Through those two months, I was resilient and brave. Only after he was in our home for seven months and legally in our family forever did the grief hit. Once the adoption was final, the holidays were celebrated and put away, and the days freed up, did my heart and head have the stability and freedom to understand and unpack our loss. I looked at friend's newborns with envy, poured over Tedy's pictures with tears.

Through two months of Iowa winter, I held my sweet baby in my arms and yet cried over the months I lost with him. What a rare sadness to be filled with joy at the sweet life I held in my arms and yet grieve over the days, weeks, and months I couldn't be there.  What a sad math to calculate with every milestone. "Eight months with us, ten months in this world."

As his birthday grew closer, I was excited to celebrate his life with friends and family yet felt a deep dread of the anniversary of hard days. Would I be consumed with "where were we a year ago?" type thoughts? Would the tough times of last spring loom heavy over this year?

So I hand made cake bunting, crafted banners and tissue paper poms, sent invitations. Bravely faced ghosts of last spring.

And then, all of a sudden: I had a toddler. His birthday was a beautiful celebration of this little life we have been SO blessed to parent. There was cake and presents and joy. While I was so sorry to see the official "baby" days pass, grieving the title of baby was nothing compared to the grieving I had done for the time with my actual baby.

As we head into toddlerhood, getting to watch my child explore this world with new experiences and new milestones, I find a new freedom from old scars.
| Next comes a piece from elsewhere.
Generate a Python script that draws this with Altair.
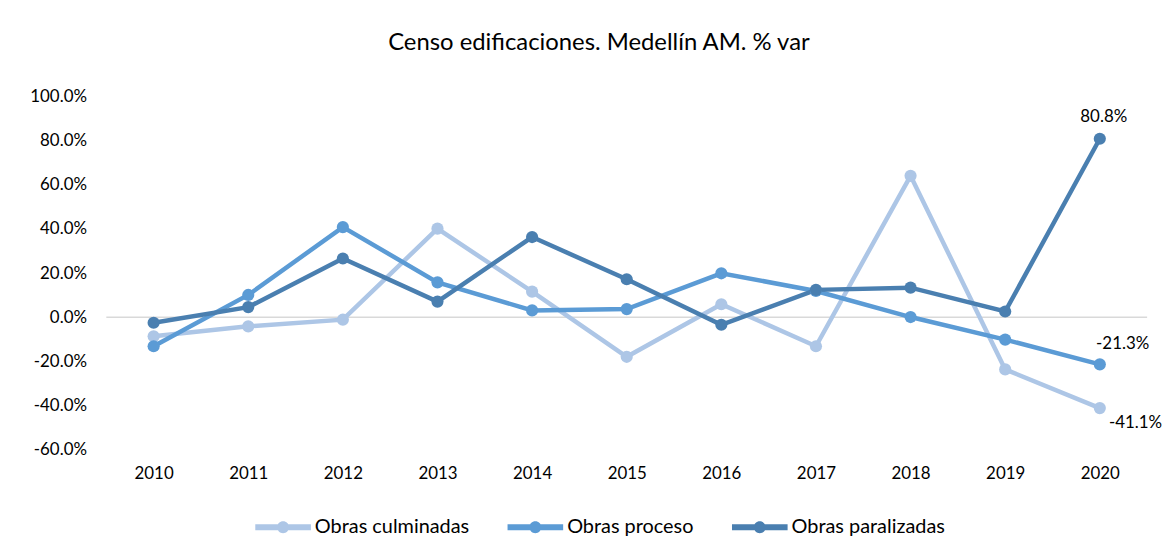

Each day brings a wonder of discovery as he barks back at dogs, watches bubbles, eats a marshmallow; I sense that when I look deep into those big brown eyes he sees me and knows who I am to him. The joy and fullness of these days are so contrasted against the uncertainty and fear of last year that it's hardly recognizable and the comparison is futile.


While grief over those first two months may ebb now to flow over again in the future, I can only hope to face these years of parenthood with the same bravery I mustered during those first months. That fear won't drive our decisions and even with the risk of broken hearts we find the freedom to breathe deep and with every exhale whisper, "I love you I love you I love you."

Comments

Amy said…
I feel like I leave the same exact comment on every one of your posts...but your heart, and your writing, and your baby, are all beautiful.